EXTRACTED RECORDS ->
□ □ □ □
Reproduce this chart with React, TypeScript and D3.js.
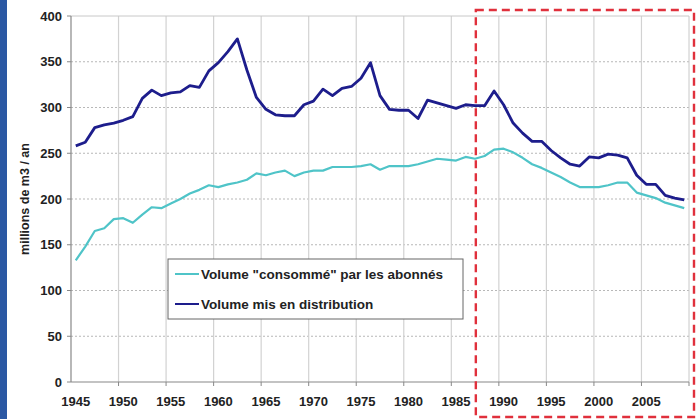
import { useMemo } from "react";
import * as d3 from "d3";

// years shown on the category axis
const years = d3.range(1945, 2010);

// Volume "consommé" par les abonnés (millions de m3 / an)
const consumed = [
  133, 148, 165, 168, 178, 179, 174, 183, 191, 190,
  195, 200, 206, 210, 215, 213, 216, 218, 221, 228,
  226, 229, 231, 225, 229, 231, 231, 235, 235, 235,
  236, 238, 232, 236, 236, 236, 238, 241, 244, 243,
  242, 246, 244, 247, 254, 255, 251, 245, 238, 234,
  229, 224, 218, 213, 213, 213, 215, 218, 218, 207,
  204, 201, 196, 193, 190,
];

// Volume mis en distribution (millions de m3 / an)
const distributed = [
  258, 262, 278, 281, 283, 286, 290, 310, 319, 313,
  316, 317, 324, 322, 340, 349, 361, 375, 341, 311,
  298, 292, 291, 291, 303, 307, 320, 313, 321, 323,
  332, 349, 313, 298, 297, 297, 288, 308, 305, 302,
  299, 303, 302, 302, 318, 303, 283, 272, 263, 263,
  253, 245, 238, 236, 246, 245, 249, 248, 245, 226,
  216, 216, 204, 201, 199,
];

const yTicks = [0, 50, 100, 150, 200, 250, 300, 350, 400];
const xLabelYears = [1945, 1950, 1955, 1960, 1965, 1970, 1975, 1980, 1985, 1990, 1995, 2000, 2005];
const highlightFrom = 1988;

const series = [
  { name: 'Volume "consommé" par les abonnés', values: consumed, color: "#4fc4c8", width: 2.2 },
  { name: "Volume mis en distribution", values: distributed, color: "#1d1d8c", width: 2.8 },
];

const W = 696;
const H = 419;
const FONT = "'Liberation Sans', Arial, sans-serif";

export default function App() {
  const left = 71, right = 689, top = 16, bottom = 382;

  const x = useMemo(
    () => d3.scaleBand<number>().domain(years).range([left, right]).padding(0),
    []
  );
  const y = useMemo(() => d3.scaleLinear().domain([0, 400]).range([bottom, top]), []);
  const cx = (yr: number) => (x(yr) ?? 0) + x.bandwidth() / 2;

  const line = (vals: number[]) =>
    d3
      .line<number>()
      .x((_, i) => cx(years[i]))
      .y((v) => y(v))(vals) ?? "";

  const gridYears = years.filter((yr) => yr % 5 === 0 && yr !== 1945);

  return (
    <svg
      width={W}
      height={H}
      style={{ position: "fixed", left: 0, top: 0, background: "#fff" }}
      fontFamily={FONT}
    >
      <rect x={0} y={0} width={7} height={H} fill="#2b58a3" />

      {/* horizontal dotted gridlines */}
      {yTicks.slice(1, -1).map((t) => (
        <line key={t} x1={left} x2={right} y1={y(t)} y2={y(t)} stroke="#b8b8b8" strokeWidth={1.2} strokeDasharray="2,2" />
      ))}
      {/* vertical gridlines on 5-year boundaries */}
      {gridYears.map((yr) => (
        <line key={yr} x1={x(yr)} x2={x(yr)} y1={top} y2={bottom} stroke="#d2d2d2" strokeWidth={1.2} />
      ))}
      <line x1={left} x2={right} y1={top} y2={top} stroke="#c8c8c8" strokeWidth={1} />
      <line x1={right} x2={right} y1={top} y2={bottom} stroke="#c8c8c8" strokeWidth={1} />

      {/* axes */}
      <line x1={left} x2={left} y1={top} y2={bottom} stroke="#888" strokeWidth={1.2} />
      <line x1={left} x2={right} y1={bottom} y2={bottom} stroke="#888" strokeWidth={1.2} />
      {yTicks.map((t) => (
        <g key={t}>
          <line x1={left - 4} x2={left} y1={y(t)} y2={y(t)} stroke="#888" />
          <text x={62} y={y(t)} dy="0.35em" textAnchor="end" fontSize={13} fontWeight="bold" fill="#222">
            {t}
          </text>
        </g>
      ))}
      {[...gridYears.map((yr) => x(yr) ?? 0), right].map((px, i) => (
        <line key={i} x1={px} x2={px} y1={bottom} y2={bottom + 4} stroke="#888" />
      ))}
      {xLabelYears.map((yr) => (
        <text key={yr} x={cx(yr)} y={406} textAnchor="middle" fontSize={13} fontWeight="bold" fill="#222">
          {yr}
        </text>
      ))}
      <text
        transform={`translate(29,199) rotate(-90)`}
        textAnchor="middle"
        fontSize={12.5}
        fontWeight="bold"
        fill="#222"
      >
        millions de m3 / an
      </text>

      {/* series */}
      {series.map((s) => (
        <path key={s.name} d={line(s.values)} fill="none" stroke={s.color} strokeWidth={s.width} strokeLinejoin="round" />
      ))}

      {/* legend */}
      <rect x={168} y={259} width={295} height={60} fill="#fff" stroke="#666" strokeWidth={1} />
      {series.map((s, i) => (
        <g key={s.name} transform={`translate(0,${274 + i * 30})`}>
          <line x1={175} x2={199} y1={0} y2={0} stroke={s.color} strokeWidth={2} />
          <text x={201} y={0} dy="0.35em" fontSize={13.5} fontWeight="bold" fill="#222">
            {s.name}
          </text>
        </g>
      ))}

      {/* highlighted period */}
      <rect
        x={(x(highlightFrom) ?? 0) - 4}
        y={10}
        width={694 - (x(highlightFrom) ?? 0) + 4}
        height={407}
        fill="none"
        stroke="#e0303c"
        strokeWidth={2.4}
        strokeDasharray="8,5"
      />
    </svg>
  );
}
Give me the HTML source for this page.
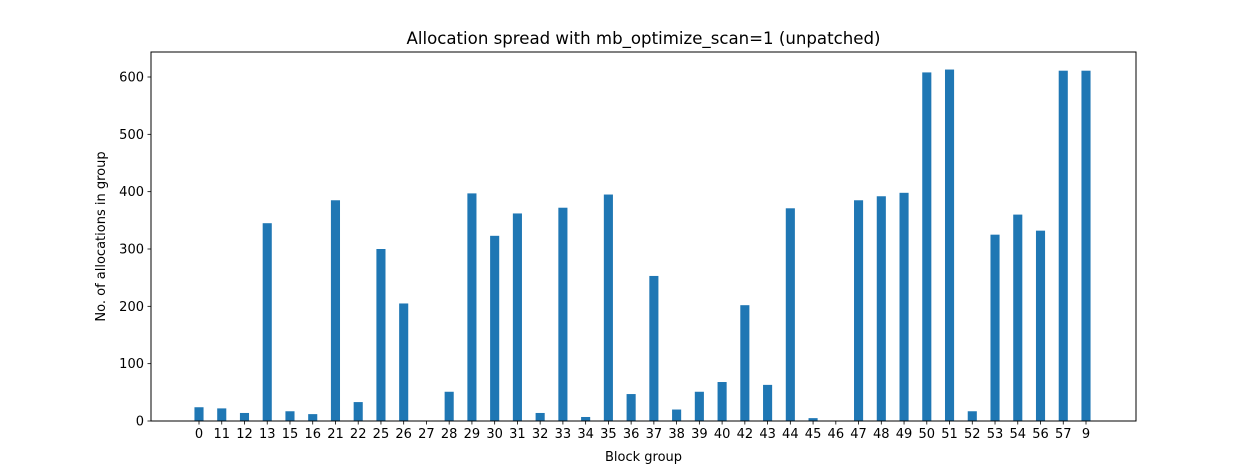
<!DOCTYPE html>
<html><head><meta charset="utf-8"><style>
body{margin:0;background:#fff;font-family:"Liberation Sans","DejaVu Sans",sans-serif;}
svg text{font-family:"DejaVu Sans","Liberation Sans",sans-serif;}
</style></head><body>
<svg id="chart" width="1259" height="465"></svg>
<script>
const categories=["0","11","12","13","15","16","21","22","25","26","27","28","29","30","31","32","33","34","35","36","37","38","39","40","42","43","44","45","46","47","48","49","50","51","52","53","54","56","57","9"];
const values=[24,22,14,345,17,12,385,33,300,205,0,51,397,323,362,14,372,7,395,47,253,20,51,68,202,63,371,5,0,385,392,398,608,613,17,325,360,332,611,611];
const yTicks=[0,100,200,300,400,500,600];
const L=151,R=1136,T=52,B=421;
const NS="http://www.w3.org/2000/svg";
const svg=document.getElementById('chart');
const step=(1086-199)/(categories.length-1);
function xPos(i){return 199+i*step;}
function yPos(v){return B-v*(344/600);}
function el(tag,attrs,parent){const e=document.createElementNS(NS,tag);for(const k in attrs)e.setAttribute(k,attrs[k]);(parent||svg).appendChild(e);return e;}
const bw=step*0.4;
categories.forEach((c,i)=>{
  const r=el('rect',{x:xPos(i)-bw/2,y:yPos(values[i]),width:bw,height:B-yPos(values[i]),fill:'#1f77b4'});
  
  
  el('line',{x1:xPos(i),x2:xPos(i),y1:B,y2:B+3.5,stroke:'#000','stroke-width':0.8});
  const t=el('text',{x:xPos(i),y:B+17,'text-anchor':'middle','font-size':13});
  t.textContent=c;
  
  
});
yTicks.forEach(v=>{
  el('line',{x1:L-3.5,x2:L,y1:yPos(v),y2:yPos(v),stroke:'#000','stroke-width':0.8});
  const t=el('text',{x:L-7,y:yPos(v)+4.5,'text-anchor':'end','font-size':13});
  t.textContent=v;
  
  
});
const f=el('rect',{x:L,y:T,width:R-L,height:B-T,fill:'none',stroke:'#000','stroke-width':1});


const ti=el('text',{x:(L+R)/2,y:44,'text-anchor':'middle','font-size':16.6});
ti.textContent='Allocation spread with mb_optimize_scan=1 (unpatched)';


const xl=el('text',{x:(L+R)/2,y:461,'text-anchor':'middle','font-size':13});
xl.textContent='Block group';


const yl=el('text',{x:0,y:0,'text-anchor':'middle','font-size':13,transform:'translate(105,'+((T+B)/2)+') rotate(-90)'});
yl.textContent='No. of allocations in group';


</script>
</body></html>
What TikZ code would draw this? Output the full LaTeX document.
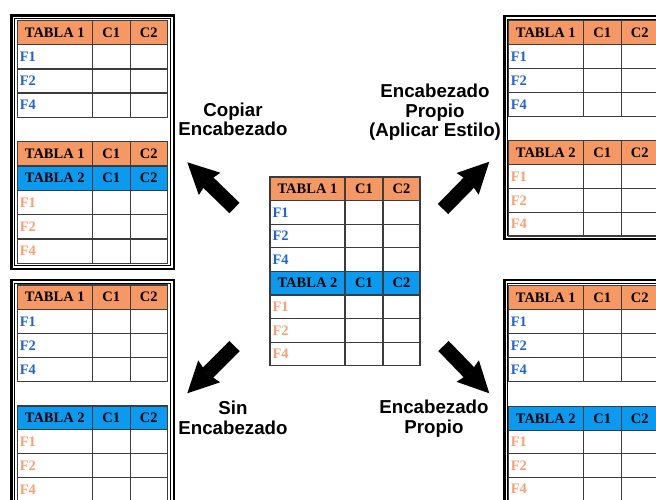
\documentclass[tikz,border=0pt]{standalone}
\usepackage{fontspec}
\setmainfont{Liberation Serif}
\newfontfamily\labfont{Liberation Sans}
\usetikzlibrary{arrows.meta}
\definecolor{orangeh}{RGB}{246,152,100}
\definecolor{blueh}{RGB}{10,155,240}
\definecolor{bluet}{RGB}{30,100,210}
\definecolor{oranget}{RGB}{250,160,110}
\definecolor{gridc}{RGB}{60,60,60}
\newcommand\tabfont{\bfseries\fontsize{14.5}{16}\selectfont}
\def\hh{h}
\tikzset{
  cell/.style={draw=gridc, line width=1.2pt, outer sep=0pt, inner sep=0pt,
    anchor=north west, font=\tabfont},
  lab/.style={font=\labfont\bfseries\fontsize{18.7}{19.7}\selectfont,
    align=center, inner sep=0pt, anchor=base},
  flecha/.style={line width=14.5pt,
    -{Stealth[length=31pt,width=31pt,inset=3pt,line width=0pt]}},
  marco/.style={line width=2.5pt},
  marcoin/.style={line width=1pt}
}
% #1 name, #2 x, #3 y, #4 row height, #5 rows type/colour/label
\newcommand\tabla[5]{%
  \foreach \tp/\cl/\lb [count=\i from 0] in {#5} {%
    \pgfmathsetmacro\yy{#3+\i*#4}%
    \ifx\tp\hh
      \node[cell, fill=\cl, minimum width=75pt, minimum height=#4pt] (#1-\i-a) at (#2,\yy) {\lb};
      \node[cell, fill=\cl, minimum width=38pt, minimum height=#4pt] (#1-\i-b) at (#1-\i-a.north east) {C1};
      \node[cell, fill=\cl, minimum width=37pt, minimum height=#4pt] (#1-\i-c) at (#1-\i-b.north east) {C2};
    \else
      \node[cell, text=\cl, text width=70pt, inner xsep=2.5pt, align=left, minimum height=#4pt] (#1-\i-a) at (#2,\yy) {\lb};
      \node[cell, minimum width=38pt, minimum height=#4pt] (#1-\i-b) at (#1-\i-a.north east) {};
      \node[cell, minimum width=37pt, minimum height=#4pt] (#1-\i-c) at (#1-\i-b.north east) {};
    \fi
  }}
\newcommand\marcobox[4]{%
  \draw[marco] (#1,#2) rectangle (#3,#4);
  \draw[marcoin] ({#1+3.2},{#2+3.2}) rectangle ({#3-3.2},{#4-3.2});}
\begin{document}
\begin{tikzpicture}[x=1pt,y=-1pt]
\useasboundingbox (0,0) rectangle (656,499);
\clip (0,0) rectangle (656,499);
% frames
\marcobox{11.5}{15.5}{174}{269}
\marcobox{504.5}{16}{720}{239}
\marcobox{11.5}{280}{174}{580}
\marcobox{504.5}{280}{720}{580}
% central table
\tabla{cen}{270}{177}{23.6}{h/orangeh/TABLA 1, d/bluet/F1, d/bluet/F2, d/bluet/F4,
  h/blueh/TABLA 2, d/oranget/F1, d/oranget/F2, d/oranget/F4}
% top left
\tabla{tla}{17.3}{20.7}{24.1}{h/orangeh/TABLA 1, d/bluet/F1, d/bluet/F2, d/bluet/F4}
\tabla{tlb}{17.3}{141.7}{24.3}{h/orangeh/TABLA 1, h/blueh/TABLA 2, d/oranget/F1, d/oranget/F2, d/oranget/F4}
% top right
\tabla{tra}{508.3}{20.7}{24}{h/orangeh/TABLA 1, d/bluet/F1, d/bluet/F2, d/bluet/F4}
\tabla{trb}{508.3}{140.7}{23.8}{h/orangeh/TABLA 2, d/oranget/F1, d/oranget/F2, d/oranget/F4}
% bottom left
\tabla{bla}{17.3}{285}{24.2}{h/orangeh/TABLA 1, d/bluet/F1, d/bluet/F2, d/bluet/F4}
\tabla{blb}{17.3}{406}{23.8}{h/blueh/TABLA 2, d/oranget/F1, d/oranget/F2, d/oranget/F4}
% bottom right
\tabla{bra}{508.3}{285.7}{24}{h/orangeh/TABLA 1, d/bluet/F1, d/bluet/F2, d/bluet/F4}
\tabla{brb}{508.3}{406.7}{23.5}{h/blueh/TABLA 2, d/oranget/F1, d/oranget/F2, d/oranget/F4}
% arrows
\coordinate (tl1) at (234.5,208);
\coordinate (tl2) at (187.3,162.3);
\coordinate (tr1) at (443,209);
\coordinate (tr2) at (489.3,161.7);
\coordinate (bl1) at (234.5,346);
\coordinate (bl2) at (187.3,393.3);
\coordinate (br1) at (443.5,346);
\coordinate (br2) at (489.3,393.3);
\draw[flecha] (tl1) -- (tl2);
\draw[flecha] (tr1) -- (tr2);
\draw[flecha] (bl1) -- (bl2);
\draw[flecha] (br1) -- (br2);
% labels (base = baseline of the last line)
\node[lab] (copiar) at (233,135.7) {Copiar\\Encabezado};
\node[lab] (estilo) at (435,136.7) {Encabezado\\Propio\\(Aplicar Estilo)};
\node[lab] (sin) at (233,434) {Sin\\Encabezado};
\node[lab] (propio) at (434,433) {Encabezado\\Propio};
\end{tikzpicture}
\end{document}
□ □ □ □
WHAT IS BEING ASKED ->
Return, unchanged, the lines from the first line of the material through the line that holds "const years = d3.range(1945, 2010);", inclusive, omitting pictures.

SOLUTION FOR THIS EXERCISE ->
Reproduce this chart with React, TypeScript and D3.js.
import { useMemo } from "react";
import * as d3 from "d3";

// years shown on the category axis
const years = d3.range(1945, 2010);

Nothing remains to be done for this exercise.